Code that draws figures

^^^^^^^^^^^^^^^^

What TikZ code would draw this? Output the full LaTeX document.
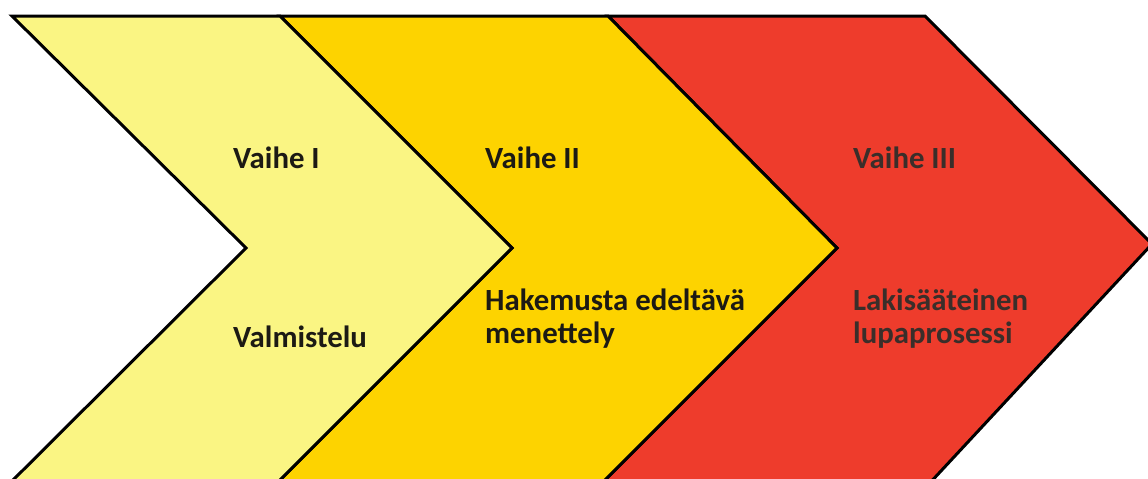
\documentclass[tikz,border=0pt]{standalone}
\usepackage{fontspec}
\setmainfont{Carlito}
\definecolor{lightyel}{HTML}{FAF583}
\definecolor{midyel}{HTML}{FDD300}
\definecolor{redph}{HTML}{EE3C2C}
\definecolor{txtdark}{HTML}{1C1A14}
\definecolor{txtred}{HTML}{3A2E2A}
\tikzset{
  chev/.style={draw=black, line width=3pt, line join=miter},
  lbl/.style={font=\bfseries\fontsize{30.8}{33}\selectfont, inner sep=0pt, anchor=base west, text=txtdark},
}
\begin{document}
\begin{tikzpicture}[x=1pt,y=-1pt]
\useasboundingbox (0,0) rectangle (1148,479);
\fill[white] (0,0) rectangle (1148,479);
\begin{scope}
\clip (0,0) rectangle (1148,479);
\draw[chev, fill=redph] (608,16) -- (925,16) -- (1152,244) -- (914,500) -- (585,500) -- (837,248) -- cycle;
\draw[chev, fill=midyel] (280,16) -- (608,16) -- (837,248) -- (585,500) -- (260,500) -- (512,248) -- cycle;
\draw[chev, fill=lightyel] (12,16) -- (280,16) -- (512,248) -- (260,500) -- (-7,500) -- (246,248) -- cycle;
\end{scope}
\node[lbl] (v1) at (233,168) {Vaihe I};
\node[lbl] (d1) at (233,347) {Valmistelu};
\node[lbl] (v2) at (485,168) {Vaihe II};
\node[lbl] (d2a) at (485,310) {Hakemusta edeltävä};
\node[lbl] (d2b) at (485,343) {menettely};
\node[lbl, text=txtred] (v3) at (853,168) {Vaihe III};
\node[lbl, text=txtred] (d3a) at (853,310) {Lakisääteinen};
\node[lbl, text=txtred] (d3b) at (853,343) {lupaprosessi};
\end{tikzpicture}
\end{document}
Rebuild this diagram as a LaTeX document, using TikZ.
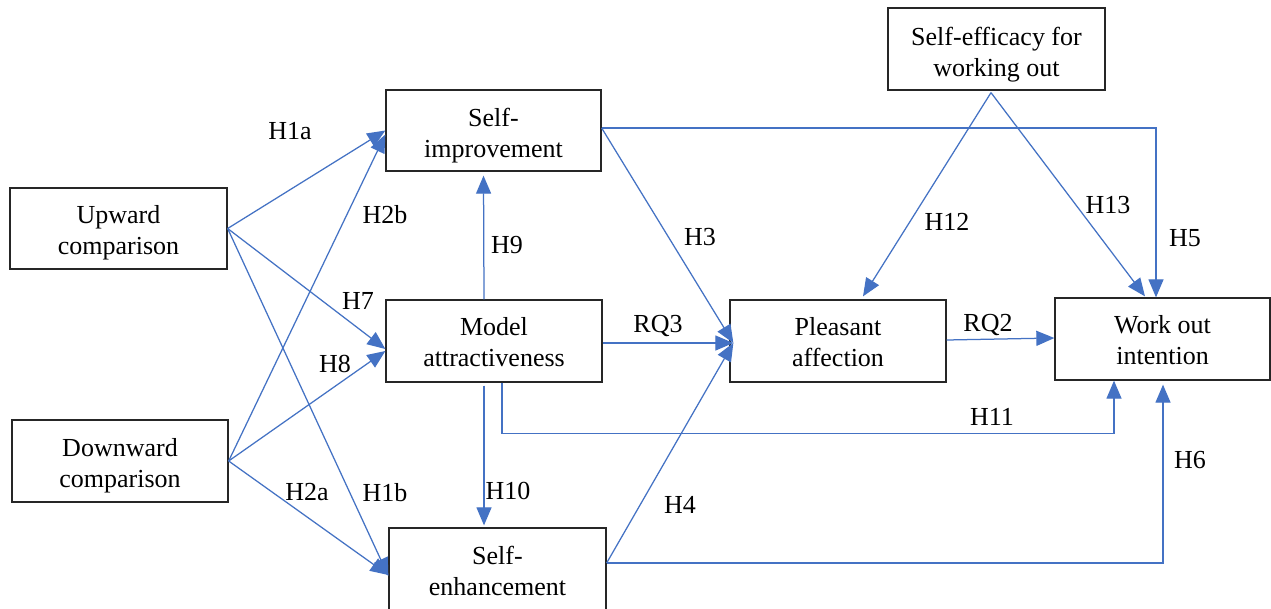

^^^^^^^^^^^^^^^^

Pictures are excluded; repeat every record exactly.

What TikZ code would draw this? Output the full LaTeX document.
\documentclass[tikz,border=0pt]{standalone}
\usepackage{fontspec}
\setmainfont{Carlito}
\definecolor{lightyel}{HTML}{FAF583}
\definecolor{midyel}{HTML}{FDD300}
\definecolor{redph}{HTML}{EE3C2C}
\definecolor{txtdark}{HTML}{1C1A14}
\definecolor{txtred}{HTML}{3A2E2A}
\tikzset{
  chev/.style={draw=black, line width=3pt, line join=miter},
  lbl/.style={font=\bfseries\fontsize{30.8}{33}\selectfont, inner sep=0pt, anchor=base west, text=txtdark},
}
\begin{document}
\begin{tikzpicture}[x=1pt,y=-1pt]
\useasboundingbox (0,0) rectangle (1148,479);
\fill[white] (0,0) rectangle (1148,479);
\begin{scope}
\clip (0,0) rectangle (1148,479);
\draw[chev, fill=redph] (608,16) -- (925,16) -- (1152,244) -- (914,500) -- (585,500) -- (837,248) -- cycle;
\draw[chev, fill=midyel] (280,16) -- (608,16) -- (837,248) -- (585,500) -- (260,500) -- (512,248) -- cycle;
\draw[chev, fill=lightyel] (12,16) -- (280,16) -- (512,248) -- (260,500) -- (-7,500) -- (246,248) -- cycle;
\end{scope}
\node[lbl] (v1) at (233,168) {Vaihe I};
\node[lbl] (d1) at (233,347) {Valmistelu};
\node[lbl] (v2) at (485,168) {Vaihe II};
\node[lbl] (d2a) at (485,310) {Hakemusta edeltävä};
\node[lbl] (d2b) at (485,343) {menettely};
\node[lbl, text=txtred] (v3) at (853,168) {Vaihe III};
\node[lbl, text=txtred] (d3a) at (853,310) {Lakisääteinen};
\node[lbl, text=txtred] (d3b) at (853,343) {lupaprosessi};
\end{tikzpicture}
\end{document}
Rebuild this diagram as a LaTeX document, using TikZ.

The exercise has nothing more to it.